| Aim |
Write out all the lines again, precisely as they stand, but without the images.

________

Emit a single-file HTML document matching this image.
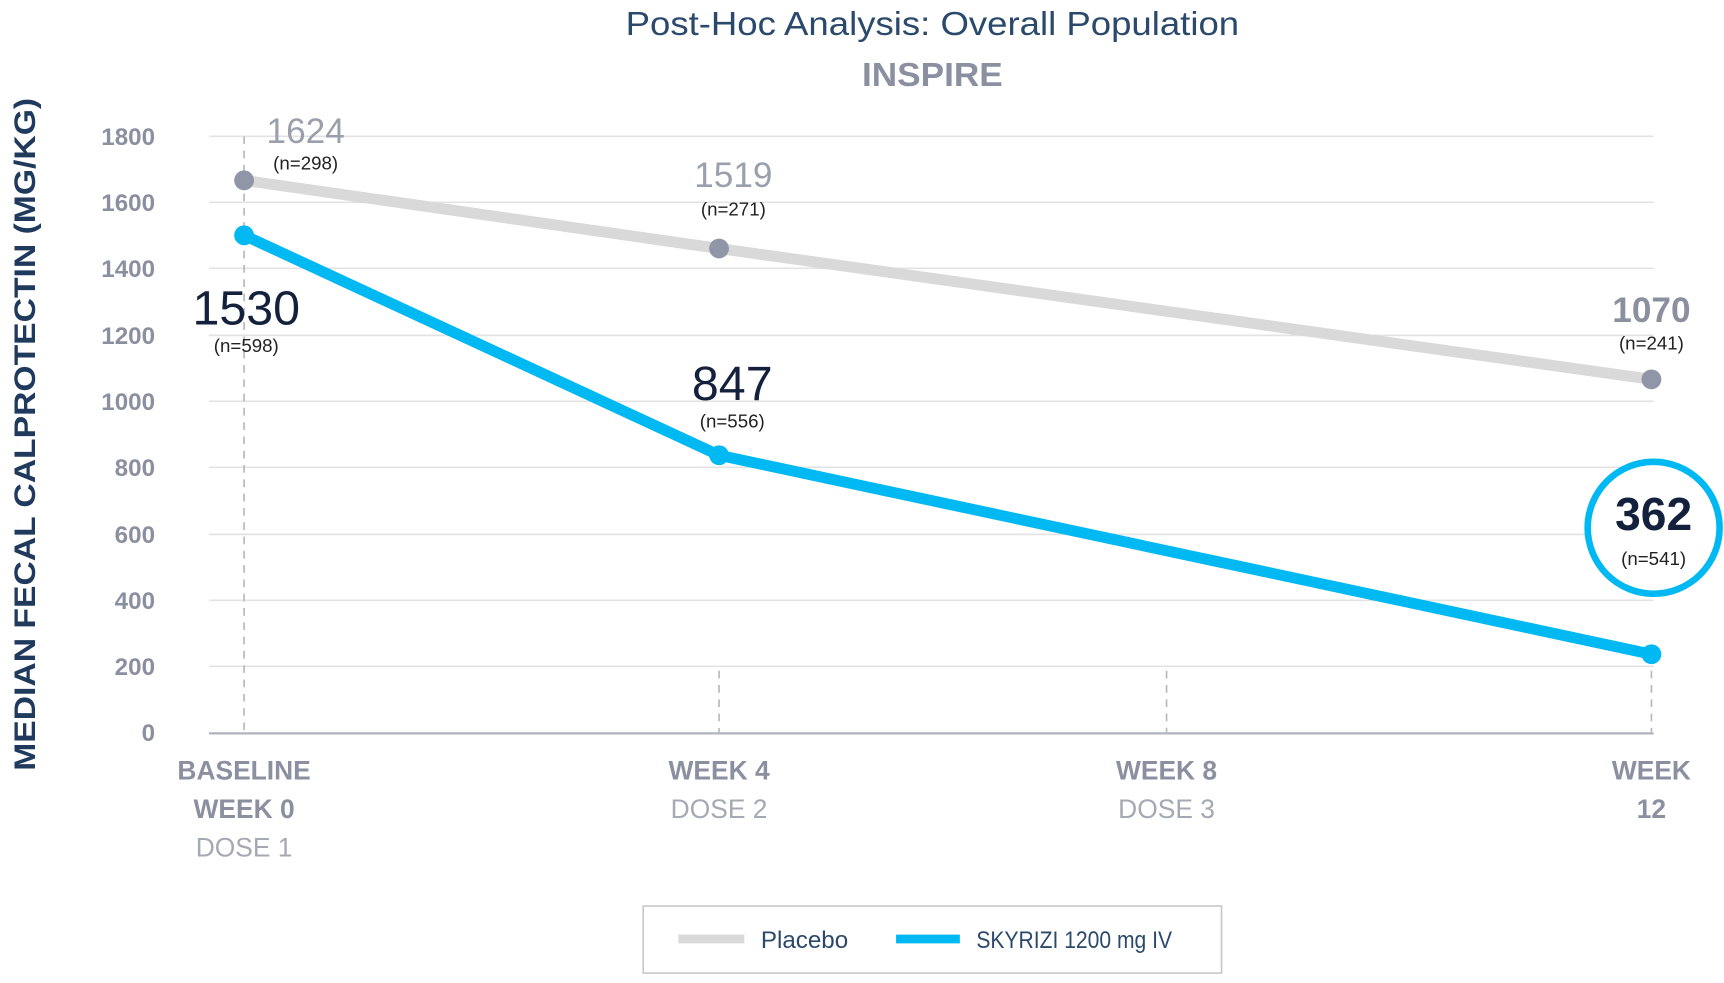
<!DOCTYPE html>
<html><head><meta charset="utf-8"><style>
html,body{margin:0;padding:0;background:#fff;}
svg{display:block;}
text{font-family:"Liberation Sans Narrow","Liberation Sans",sans-serif;}
</style></head><body>
<svg width="1724" height="983" viewBox="0 0 1568 894" preserveAspectRatio="none" xmlns="http://www.w3.org/2000/svg">
<text x="848" y="32" text-anchor="middle" font-size="30" fill="#2b4a6b" textLength="558" lengthAdjust="spacingAndGlyphs">Post-Hoc Analysis: Overall Population</text>
<text x="848" y="78" text-anchor="middle" font-size="30" font-weight="bold" fill="#8a90a0" textLength="128" lengthAdjust="spacingAndGlyphs">INSPIRE</text>
<g stroke="#e3e3e3" stroke-width="1.5">
<line x1="190" x2="1504" y1="124" y2="124"/><line x1="190" x2="1504" y1="184" y2="184"/><line x1="190" x2="1504" y1="244" y2="244"/><line x1="190" x2="1504" y1="305" y2="305"/><line x1="190" x2="1504" y1="365" y2="365"/><line x1="190" x2="1504" y1="425" y2="425"/><line x1="190" x2="1504" y1="486" y2="486"/><line x1="190" x2="1504" y1="546" y2="546"/><line x1="190" x2="1504" y1="606" y2="606"/>
</g>
<line x1="190" x2="1504" y1="667" y2="667" stroke="#b0b4be" stroke-width="2"/>
<g stroke="#b5b8c0" stroke-width="1.5" stroke-dasharray="7,6">
<line x1="222" x2="222" y1="124" y2="666"/><line x1="654" x2="654" y1="610" y2="666"/><line x1="1061" x2="1061" y1="610" y2="666"/><line x1="1502" x2="1502" y1="610" y2="666"/>
</g>
<g font-size="22" font-weight="bold" fill="#8a90a0" text-anchor="end">
<text x="141" y="132">1800</text><text x="141" y="192">1600</text><text x="141" y="252">1400</text><text x="141" y="313">1200</text><text x="141" y="373">1000</text><text x="141" y="433">800</text><text x="141" y="494">600</text><text x="141" y="554">400</text><text x="141" y="614">200</text><text x="141" y="674">0</text>
</g>
<text transform="translate(32,395) rotate(-90)" text-anchor="middle" font-size="27" font-weight="bold" fill="#1f3a5c" font-family="Liberation Sans,sans-serif" textLength="612" lengthAdjust="spacingAndGlyphs">MEDIAN FECAL CALPROTECTIN (MG/KG)</text>
<polyline points="222,164 654,226 1502,345" fill="none" stroke="#d9d9d9" stroke-width="10"/>
<polyline points="222,214 654,414 1502,595" fill="none" stroke="#00b9f2" stroke-width="10"/>
<g fill="#8e96a8"><circle cx="222" cy="164" r="9"/><circle cx="654" cy="226" r="9"/><circle cx="1502" cy="345" r="9"/></g>
<g fill="#00b9f2"><circle cx="222" cy="214" r="9"/><circle cx="654" cy="414" r="9"/><circle cx="1502" cy="595" r="9"/></g>
<g text-anchor="middle">
<text x="278" y="130" font-size="32" fill="#9aa0ab">1624</text>
<text x="278" y="154" font-size="17" fill="#222">(n=298)</text>
<text x="667" y="170" font-size="32" fill="#9aa0ab">1519</text>
<text x="667" y="196" font-size="17" fill="#222">(n=271)</text>
<text x="224" y="295" font-size="44" fill="#14213d">1530</text>
<text x="224" y="320" font-size="17" fill="#222">(n=598)</text>
<text x="666" y="364" font-size="44" fill="#14213d">847</text>
<text x="666" y="389" font-size="17" fill="#222">(n=556)</text>
<text x="1502" y="293" font-size="32" font-weight="bold" fill="#8a90a0">1070</text>
<text x="1502" y="318" font-size="17" fill="#222">(n=241)</text>
</g>
<circle cx="1504" cy="480" r="60" fill="#fff" stroke="#00b9f2" stroke-width="6"/>
<text x="1504" y="482" text-anchor="middle" font-size="42" font-weight="bold" fill="#14213d">362</text>
<text x="1504" y="514" text-anchor="middle" font-size="17" fill="#222">(n=541)</text>
<g text-anchor="middle" font-size="24" fill="#8a90a0">
<text x="222" y="709" font-weight="bold">BASELINE</text>
<text x="222" y="744" font-weight="bold">WEEK 0</text>
<text x="222" y="779" fill="#a4a9b4">DOSE 1</text>
<text x="654" y="709" font-weight="bold">WEEK 4</text>
<text x="654" y="744" fill="#a4a9b4">DOSE 2</text>
<text x="1061" y="709" font-weight="bold">WEEK 8</text>
<text x="1061" y="744" fill="#a4a9b4">DOSE 3</text>
<text x="1502" y="709" font-weight="bold">WEEK</text>
<text x="1502" y="744" font-weight="bold">12</text>
</g>
<rect x="585" y="824" width="526" height="61" fill="#fff" stroke="#c8c8c8" stroke-width="1.5"/>
<line x1="617" x2="677" y1="854" y2="854" stroke="#d9d9d9" stroke-width="8"/>
<text x="692" y="862" font-size="22" fill="#2b4a6b">Placebo</text>
<line x1="815" x2="873" y1="854" y2="854" stroke="#00b9f2" stroke-width="8"/>
<text x="888" y="862" font-size="22" fill="#2b4a6b" textLength="178" lengthAdjust="spacingAndGlyphs">SKYRIZI 1200 mg IV</text>
</svg>
</body></html>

________

| Task response |
Emit a single-file HTML document matching this image.
<!DOCTYPE html>
<html><head><meta charset="utf-8"><style>
html,body{margin:0;padding:0;background:#fff;}
svg{display:block;}
text{font-family:"Liberation Sans Narrow","Liberation Sans",sans-serif;}
</style></head><body>
<svg width="1724" height="983" viewBox="0 0 1568 894" preserveAspectRatio="none" xmlns="http://www.w3.org/2000/svg">
<text x="848" y="32" text-anchor="middle" font-size="30" fill="#2b4a6b" textLength="558" lengthAdjust="spacingAndGlyphs">Post-Hoc Analysis: Overall Population</text>
<text x="848" y="78" text-anchor="middle" font-size="30" font-weight="bold" fill="#8a90a0" textLength="128" lengthAdjust="spacingAndGlyphs">INSPIRE</text>
<g stroke="#e3e3e3" stroke-width="1.5">
<line x1="190" x2="1504" y1="124" y2="124"/><line x1="190" x2="1504" y1="184" y2="184"/><line x1="190" x2="1504" y1="244" y2="244"/><line x1="190" x2="1504" y1="305" y2="305"/><line x1="190" x2="1504" y1="365" y2="365"/><line x1="190" x2="1504" y1="425" y2="425"/><line x1="190" x2="1504" y1="486" y2="486"/><line x1="190" x2="1504" y1="546" y2="546"/><line x1="190" x2="1504" y1="606" y2="606"/>
</g>
<line x1="190" x2="1504" y1="667" y2="667" stroke="#b0b4be" stroke-width="2"/>
<g stroke="#b5b8c0" stroke-width="1.5" stroke-dasharray="7,6">
<line x1="222" x2="222" y1="124" y2="666"/><line x1="654" x2="654" y1="610" y2="666"/><line x1="1061" x2="1061" y1="610" y2="666"/><line x1="1502" x2="1502" y1="610" y2="666"/>
</g>
<g font-size="22" font-weight="bold" fill="#8a90a0" text-anchor="end">
<text x="141" y="132">1800</text><text x="141" y="192">1600</text><text x="141" y="252">1400</text><text x="141" y="313">1200</text><text x="141" y="373">1000</text><text x="141" y="433">800</text><text x="141" y="494">600</text><text x="141" y="554">400</text><text x="141" y="614">200</text><text x="141" y="674">0</text>
</g>
<text transform="translate(32,395) rotate(-90)" text-anchor="middle" font-size="27" font-weight="bold" fill="#1f3a5c" font-family="Liberation Sans,sans-serif" textLength="612" lengthAdjust="spacingAndGlyphs">MEDIAN FECAL CALPROTECTIN (MG/KG)</text>
<polyline points="222,164 654,226 1502,345" fill="none" stroke="#d9d9d9" stroke-width="10"/>
<polyline points="222,214 654,414 1502,595" fill="none" stroke="#00b9f2" stroke-width="10"/>
<g fill="#8e96a8"><circle cx="222" cy="164" r="9"/><circle cx="654" cy="226" r="9"/><circle cx="1502" cy="345" r="9"/></g>
<g fill="#00b9f2"><circle cx="222" cy="214" r="9"/><circle cx="654" cy="414" r="9"/><circle cx="1502" cy="595" r="9"/></g>
<g text-anchor="middle">
<text x="278" y="130" font-size="32" fill="#9aa0ab">1624</text>
<text x="278" y="154" font-size="17" fill="#222">(n=298)</text>
<text x="667" y="170" font-size="32" fill="#9aa0ab">1519</text>
<text x="667" y="196" font-size="17" fill="#222">(n=271)</text>
<text x="224" y="295" font-size="44" fill="#14213d">1530</text>
<text x="224" y="320" font-size="17" fill="#222">(n=598)</text>
<text x="666" y="364" font-size="44" fill="#14213d">847</text>
<text x="666" y="389" font-size="17" fill="#222">(n=556)</text>
<text x="1502" y="293" font-size="32" font-weight="bold" fill="#8a90a0">1070</text>
<text x="1502" y="318" font-size="17" fill="#222">(n=241)</text>
</g>
<circle cx="1504" cy="480" r="60" fill="#fff" stroke="#00b9f2" stroke-width="6"/>
<text x="1504" y="482" text-anchor="middle" font-size="42" font-weight="bold" fill="#14213d">362</text>
<text x="1504" y="514" text-anchor="middle" font-size="17" fill="#222">(n=541)</text>
<g text-anchor="middle" font-size="24" fill="#8a90a0">
<text x="222" y="709" font-weight="bold">BASELINE</text>
<text x="222" y="744" font-weight="bold">WEEK 0</text>
<text x="222" y="779" fill="#a4a9b4">DOSE 1</text>
<text x="654" y="709" font-weight="bold">WEEK 4</text>
<text x="654" y="744" fill="#a4a9b4">DOSE 2</text>
<text x="1061" y="709" font-weight="bold">WEEK 8</text>
<text x="1061" y="744" fill="#a4a9b4">DOSE 3</text>
<text x="1502" y="709" font-weight="bold">WEEK</text>
<text x="1502" y="744" font-weight="bold">12</text>
</g>
<rect x="585" y="824" width="526" height="61" fill="#fff" stroke="#c8c8c8" stroke-width="1.5"/>
<line x1="617" x2="677" y1="854" y2="854" stroke="#d9d9d9" stroke-width="8"/>
<text x="692" y="862" font-size="22" fill="#2b4a6b">Placebo</text>
<line x1="815" x2="873" y1="854" y2="854" stroke="#00b9f2" stroke-width="8"/>
<text x="888" y="862" font-size="22" fill="#2b4a6b" textLength="178" lengthAdjust="spacingAndGlyphs">SKYRIZI 1200 mg IV</text>
</svg>
</body></html>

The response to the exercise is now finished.